→ **Exercise aim**: In the listing that follows, retype every line from the first through the one containing "(ch6) at (392.5,598.5)". Pictures are to be left out.

→ **Given data**:
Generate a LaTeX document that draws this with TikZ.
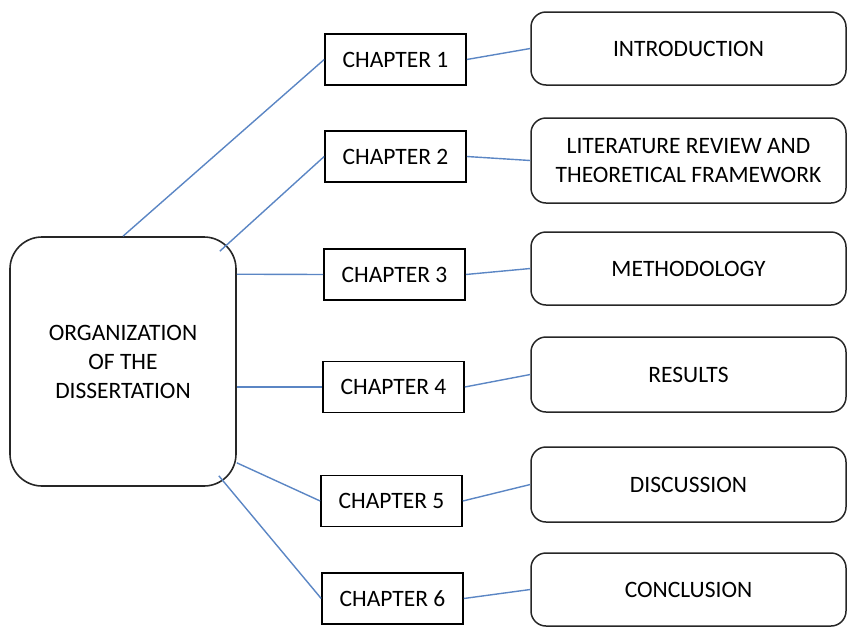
\documentclass[tikz,border=0pt]{standalone}
\usepackage{fontspec}
\setmainfont{Carlito}
\usetikzlibrary{calc}
\definecolor{linkblue}{HTML}{5B86C4}
\definecolor{edge}{HTML}{262626}
\begin{document}
\begin{tikzpicture}[x=1pt,y=-1pt,
  txt/.style={font=\fontsize{23.5}{29}\selectfont, align=center, inner sep=0pt},
  chap/.style={txt, draw=black, line width=1.6pt, minimum width=141pt, minimum height=51pt},
  topic/.style={txt, draw=edge, line width=1.5pt, rounded corners=15pt, minimum width=315pt},
  orgbox/.style={txt, draw=edge, line width=1.6pt, rounded corners=32pt, minimum width=226pt, minimum height=249pt},
  link/.style={draw=linkblue, line width=1.4pt}]
\useasboundingbox (0,0) rectangle (856,627);

\node[orgbox] (org) at (123,361.5) {ORGANIZATION\\OF THE\\DISSERTATION};

\node[chap] (ch1) at (395.5,59.5) {CHAPTER 1};
\node[chap] (ch2) at (395.5,156.5) {CHAPTER 2};
\node[chap] (ch3) at (394.5,274.5) {CHAPTER 3};
\node[chap] (ch4) at (393.5,387) {CHAPTER 4};
\node[chap] (ch5) at (391.5,501) {CHAPTER 5};
\node[chap] (ch6) at (392.5,598.5) {CHAPTER 6};

\node[topic, minimum height=73pt] (intro) at (688.5,48.5) {INTRODUCTION};
\node[topic, minimum height=85pt] (lit) at (688.5,160.5) {LITERATURE REVIEW AND\\THEORETICAL FRAMEWORK};
\node[topic, minimum height=73pt] (meth) at (688.5,268.5) {METHODOLOGY};
\node[topic, minimum height=75pt] (res) at (688.5,374.5) {RESULTS};
\node[topic, minimum height=75pt] (disc) at (688.5,484.5) {DISCUSSION};
\node[topic, minimum height=73pt] (conc) at (688.5,589.5) {CONCLUSION};

\coordinate (o1) at (org.north);
\coordinate (o2) at ($(org.north east)+(-17,15)$);
\coordinate (o3) at ($(org.north east)+(0,38)$);
\coordinate (o4) at ($(org.east)+(0,25.5)$);
\coordinate (o5) at ($(org.south east)+(0,-24)$);
\coordinate (o6) at ($(org.south east)+(-18,-11)$);

\draw[link] (o1) -- (ch1.west);
\draw[link] (o2) -- (ch2.west);
\draw[link] (o3) -- (ch3.west);
\draw[link] (o4) -- (ch4.west);
\draw[link] (o5) -- (ch5.west);
\draw[link] (o6) -- (ch6.west);

\draw[link] (ch1.east) -- (intro.west);
\draw[link] (ch2.east) -- (lit.west);
\draw[link] (ch3.east) -- (meth.west);
\draw[link] (ch4.east) -- (res.west);
\draw[link] (ch5.east) -- (disc.west);
\draw[link] (ch6.east) -- (conc.west);
\end{tikzpicture}
\end{document}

→ **Task output**:
Generate a LaTeX document that draws this with TikZ.
\documentclass[tikz,border=0pt]{standalone}
\usepackage{fontspec}
\setmainfont{Carlito}
\usetikzlibrary{calc}
\definecolor{linkblue}{HTML}{5B86C4}
\definecolor{edge}{HTML}{262626}
\begin{document}
\begin{tikzpicture}[x=1pt,y=-1pt,
  txt/.style={font=\fontsize{23.5}{29}\selectfont, align=center, inner sep=0pt},
  chap/.style={txt, draw=black, line width=1.6pt, minimum width=141pt, minimum height=51pt},
  topic/.style={txt, draw=edge, line width=1.5pt, rounded corners=15pt, minimum width=315pt},
  orgbox/.style={txt, draw=edge, line width=1.6pt, rounded corners=32pt, minimum width=226pt, minimum height=249pt},
  link/.style={draw=linkblue, line width=1.4pt}]
\useasboundingbox (0,0) rectangle (856,627);

\node[orgbox] (org) at (123,361.5) {ORGANIZATION\\OF THE\\DISSERTATION};

\node[chap] (ch1) at (395.5,59.5) {CHAPTER 1};
\node[chap] (ch2) at (395.5,156.5) {CHAPTER 2};
\node[chap] (ch3) at (394.5,274.5) {CHAPTER 3};
\node[chap] (ch4) at (393.5,387) {CHAPTER 4};
\node[chap] (ch5) at (391.5,501) {CHAPTER 5};
\node[chap] (ch6) at (392.5,598.5) {CHAPTER 6};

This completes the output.